Aren’t cats the best? Besides being wonderful companions, they’re also our feline foot warmers and furry morning alarm clocks. For cat lovers everywhere, these small creatures are far more than pets – they’re family!
Know The Signs Of Kidney Disease in Your Cat
Despite their long average feline lifespan, one of the hardest parts of sharing our lives with cats is watching them get older – many felines can live to a ripe old age, but they count on us to give them attentive care to keep them happy and healthy. One of the most common illnesses that can affect our kitties as they age is kidney dysfunction or failure, but beware – since cats instinctively hide symptoms of disease, it’s often not obvious that they’re sick until a disease has progressed significantly. If you make a habit of watching your cat carefully, though, you can spot the early signs of kidney problems, which can help your pet get timely treatment. Here are the facts about feline kidney disease that all cat owners should know.
Kidney disease is the reduced ability for your kitty to eliminate waste products from their body into their urine, which can lead to a build up of these toxic products in their bloodstream. Kidney disease can be caused by:
- High blood pressure
- Immune illnesses
- Hereditary disease
- Kidney trauma
- Urinary obstructions like kidney stones
- Toxin exposure, like antifreeze
The signs of kidney disease can be different from cat to cat, but the most common symptoms of illness are weight loss, changed appetite, dehydration, increased drinking, vomiting or diarrhea. Because cats are masters at masking illness, if you notice even a slight change in your cat’s appetite, behavior or toilet habits, it’s a good idea to make a vet appointment right away. Kidney disease is more common in senior cats, of course, but can also happen to cats of any age – some cats are born with abnormal kidneys, and there are a few breeds (like Persians and Himalayans) that have greater risk factors for hereditary disease.

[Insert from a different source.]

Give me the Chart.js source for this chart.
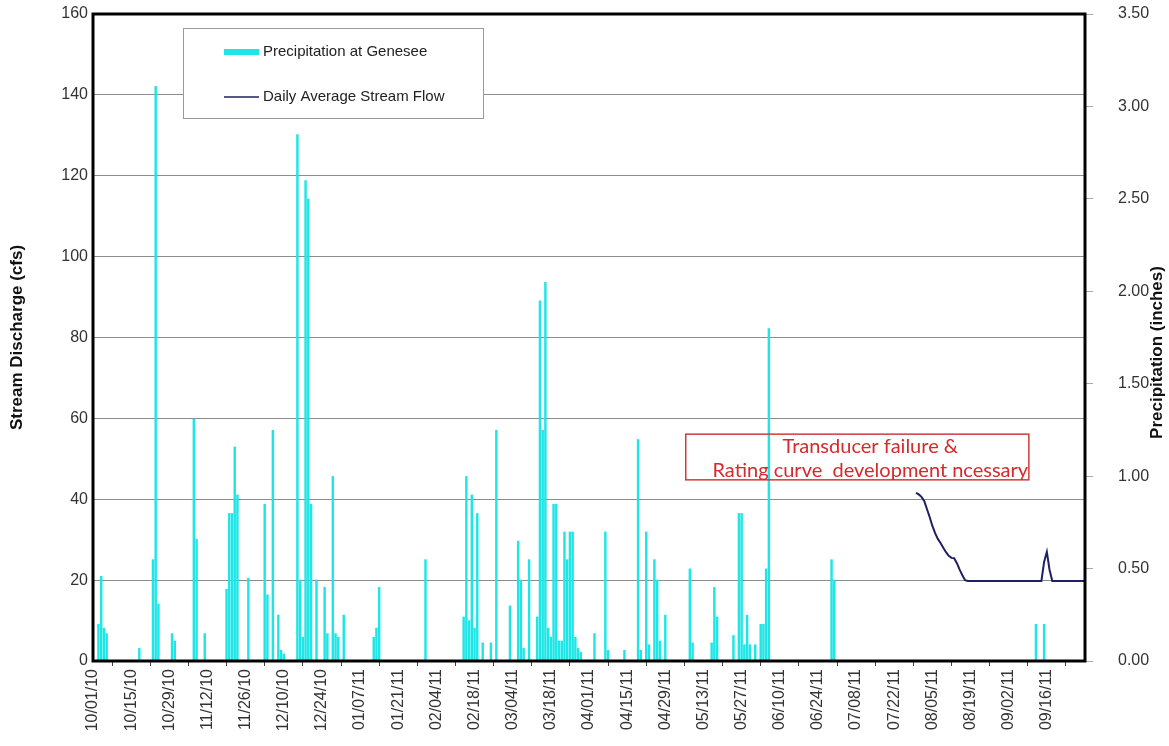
<!DOCTYPE html>
<html><head><meta charset="utf-8">
<script src="https://cdn.jsdelivr.net/npm/chart.js@4"></script>
<style>html,body{margin:0;padding:0;background:#fff;}</style>
</head><body>
<canvas id="c" width="1169" height="746"></canvas>
<script>
// ---------- data ----------
const startDate = '10/01/10';
const endDate = '09/30/11';
const tickLabels = ['10/01/10','10/15/10','10/29/10','11/12/10','11/26/10','12/10/10','12/24/10','01/07/11','01/21/11','02/04/11','02/18/11','03/04/11','03/18/11','04/01/11','04/15/11','04/29/11','05/13/11','05/27/11','06/10/11','06/24/11','07/08/11','07/22/11','08/05/11','08/19/11','09/02/11','09/16/11'];
const precipDates = ['10/03/10','10/04/10','10/05/10','10/06/10','10/18/10','10/23/10','10/24/10','10/25/10','10/30/10','10/31/10','11/07/10','11/08/10','11/11/10','11/19/10','11/20/10','11/21/10','11/22/10','11/23/10','11/27/10','12/03/10','12/04/10','12/06/10','12/08/10','12/09/10','12/10/10','12/15/10','12/16/10','12/17/10','12/18/10','12/19/10','12/20/10','12/22/10','12/25/10','12/26/10','12/28/10','12/29/10','12/30/10','01/01/11','01/12/11','01/13/11','01/14/11','01/31/11','02/14/11','02/15/11','02/16/11','02/17/11','02/18/11','02/19/11','02/21/11','02/24/11','02/26/11','03/03/11','03/06/11','03/07/11','03/08/11','03/10/11','03/13/11','03/14/11','03/15/11','03/16/11','03/17/11','03/18/11','03/19/11','03/20/11','03/21/11','03/22/11','03/23/11','03/24/11','03/25/11','03/26/11','03/27/11','03/28/11','03/29/11','04/03/11','04/07/11','04/08/11','04/14/11','04/19/11','04/20/11','04/22/11','04/23/11','04/25/11','04/26/11','04/27/11','04/29/11','05/08/11','05/09/11','05/16/11','05/17/11','05/18/11','05/24/11','05/26/11','05/27/11','05/28/11','05/29/11','05/30/11','06/01/11','06/03/11','06/04/11','06/05/11','06/06/11','06/29/11','06/30/11','09/12/11','09/15/11'];
const precipInches = [0.20,0.46,0.18,0.15,0.07,0.55,3.11,0.31,0.15,0.11,1.31,0.66,0.15,0.39,0.80,0.80,1.16,0.90,0.45,0.85,0.36,1.25,0.25,0.06,0.04,2.85,0.44,0.13,2.60,2.50,0.85,0.44,0.40,0.15,1.00,0.15,0.13,0.25,0.13,0.18,0.40,0.55,0.24,1.00,0.22,0.90,0.18,0.80,0.10,0.10,1.25,0.30,0.65,0.44,0.07,0.55,0.24,1.95,1.25,2.05,0.18,0.13,0.85,0.85,0.11,0.11,0.70,0.55,0.70,0.70,0.13,0.07,0.05,0.15,0.70,0.06,0.06,1.20,0.06,0.70,0.09,0.55,0.44,0.11,0.25,0.50,0.10,0.10,0.40,0.24,0.14,0.80,0.80,0.09,0.25,0.09,0.09,0.20,0.20,0.50,1.80,0.55,0.44,0.20,0.20];
const flowStartDate = '07/30/11';
const flowCfs = [41.6,41.2,40.6,39.6,37.6,35.6,33.4,31.6,30.2,29.2,28.0,26.9,26.0,25.5,25.4,24.2,22.6,21.2,20.0,
  19.8,19.8,19.8,19.8,19.8,19.8,19.8,19.8,19.8,19.8,19.8,19.8,19.8,19.8,19.8,19.8,19.8,19.8,19.8,19.8,19.8,19.8,19.8,19.8,19.8,19.8,19.8,19.8,
  24.5,27.0,22.5,
  19.8,19.8,19.8,19.8,19.8,19.8,19.8,19.8,19.8,19.8,19.8,19.8,19.8];
const legendLabels = ['Precipitation at Genesee','Daily Average Stream Flow'];
const noteLines = ['Transducer failure &','Rating curve  development ncessary'];
const leftAxisTitle = 'Stream Discharge (cfs)';
const rightAxisTitle = 'Precipitation (inches)';

// ---------- build daily table ----------
function parseD(s){const p=s.split('/').map(Number);return Date.UTC(2000+p[2],p[0]-1,p[1]);}
function fmt(t){const d=new Date(t);const z=n=>String(n).padStart(2,'0');return z(d.getUTCMonth()+1)+'/'+z(d.getUTCDate())+'/'+z(d.getUTCFullYear()%100);}
const days=[];
for(let t=parseD(startDate);t<=parseD(endDate);t+=86400000) days.push(fmt(t));
const precipSeries = days.map(d=>{const i=precipDates.indexOf(d);return i>=0?precipInches[i]:0;});
const flowStartIdx = days.indexOf(flowStartDate);
const flowSeries = days.map((d,i)=>(i>=flowStartIdx && i-flowStartIdx<flowCfs.length)?flowCfs[i-flowStartIdx]:null);

const FONT = "'Liberation Sans', Arial, sans-serif";
Chart.defaults.font.family = FONT;

function zeroPad(s){s.paddingTop=0;s.paddingBottom=0;}

const decor = {
  id:'decor',
  afterDatasetsDraw(chart){
    const {ctx,chartArea:a}=chart;
    ctx.save();
    ctx.strokeStyle='#000';ctx.lineWidth=3;
    ctx.strokeRect(a.left,a.top,a.right-a.left,a.bottom-a.top);
    ctx.restore();
  },
  afterDraw(chart){
    const {ctx,chartArea:a,scales}=chart;
    const ds=chart.data.datasets;
    ctx.save();
    // legend box
    const lx=a.left+90, ly=a.top+14, lw=300, lh=90;
    ctx.fillStyle='#fff';ctx.fillRect(lx,ly,lw,lh);
    ctx.strokeStyle='#9a9a9a';ctx.lineWidth=1;ctx.strokeRect(lx+0.5,ly+0.5,lw,lh);
    ctx.font='15px '+FONT;ctx.textBaseline='middle';ctx.textAlign='left';
    ctx.fillStyle=ds[0].backgroundColor;ctx.fillRect(lx+41,ly+21,35,6);
    ctx.fillStyle='#222';ctx.fillText(ds[0].label,lx+80,ly+24);
    ctx.strokeStyle=ds[1].borderColor;ctx.lineWidth=1.5;
    ctx.beginPath();ctx.moveTo(lx+41,ly+69);ctx.lineTo(lx+76,ly+69);ctx.stroke();
    ctx.fillText(ds[1].label,lx+80,ly+69);
    // note box
    const xs=scales.x, ys=scales.y;
    const bx1=xs.getPixelForValue(217.5), bx2=xs.getPixelForValue(343.4);
    const by1=ys.getPixelForValue(56.1), by2=ys.getPixelForValue(44.8);
    ctx.strokeStyle='#d23a3a';ctx.lineWidth=1.5;
    ctx.strokeRect(bx1,by1,bx2-bx1,by2-by1);
    ctx.fillStyle='#d42a2a';ctx.font="20px Lato, 'Open Sans', sans-serif";ctx.textAlign='center';
    const cx=(bx1+bx2)/2+13;
    ctx.fillText(noteLines[0],cx,by1+12);
    ctx.fillText(noteLines[1],cx,by1+36);
    // right axis title
    ctx.fillStyle='#111';ctx.font='bold 17px '+FONT;
    ctx.translate(a.right+72,(a.top+a.bottom)/2+15);ctx.rotate(-Math.PI/2);
    ctx.textAlign='center';ctx.textBaseline='middle';
    ctx.fillText(rightAxisTitle,0,0);
    ctx.restore();
  }
};

new Chart(document.getElementById('c'),{
  data:{labels:days,datasets:[
    {type:'bar',label:legendLabels[0],data:precipSeries,yAxisID:'y1',backgroundColor:'#1ee6e6',borderWidth:0,barPercentage:0.9,categoryPercentage:1,order:2},
    {type:'line',label:legendLabels[1],data:flowSeries,yAxisID:'y',borderColor:'#1f1f66',borderWidth:2,pointRadius:0,tension:0,spanGaps:false,order:1}
  ]},
  options:{
    responsive:false,animation:false,
    layout:{padding:{top:14,left:0,right:0,bottom:0}},
    plugins:{legend:{display:false},tooltip:{enabled:false}},
    scales:{
      x:{type:'category',offset:false,
        grid:{display:true,drawOnChartArea:false,drawTicks:true,tickLength:5,color:'#444'},
        border:{display:false},
        ticks:{autoSkip:false,minRotation:90,maxRotation:90,padding:3,color:'#333',font:{size:16},
          callback:function(v){const l=this.getLabelForValue(v);return tickLabels.includes(l)?l:null;}},
        afterFit(s){s.height=85;zeroPad(s);}},
      y:{position:'left',min:0,max:160,
        ticks:{stepSize:20,padding:5,color:'#333',font:{size:16}},
        grid:{color:'#8c8c8c',drawTicks:false},border:{display:false},
        title:{display:true,text:leftAxisTitle,color:'#111',font:{size:17,weight:'bold'},padding:{top:7,bottom:0}},
        afterFit(s){s.width=93;zeroPad(s);}},
      y1:{position:'right',min:0,max:3.5,
        ticks:{stepSize:0.5,padding:25,color:'#333',font:{size:16},callback:v=>Number(v).toFixed(2)},
        grid:{drawOnChartArea:false,tickLength:8,color:'#aaa'},border:{display:false},
        afterFit(s){s.width=84;zeroPad(s);}}
    }
  },
  plugins:[decor]
});
</script>
</body></html>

You may wonder how your vet can tell whether your cat has kidney problems or not. Well, besides doing a physical exam, they’ll probably perform blood and urine tests that measure how well your cat’s kidneys are performing. It’s important for them to get the full picture of your cat’s health, so sometimes your vet may also recommend radiographs (x-rays), ultrasound and blood pressure readings, too.
Treatment for kidney dysfunction can depend on whether the disease is acute (happened suddenly) or chronic (happened over a long period of time). Although kidney damage, once done, can’t be reversed, many of our four-legged feline friends can live comfortably with special care to help them deal with the effects of kidney disease. This can include prescription food, anti-nausea treatments and blood pressure medications.
It’s possible for kidney disease to cause other health issues for our feline friends over time, including a decrease in calcium levels and anemia, so it’s important to keep your vet notified of any changes if your cat has been diagnosed with this illness. Many cats can live full and happy lives, however, when kidney disease is identified early and managed proactively!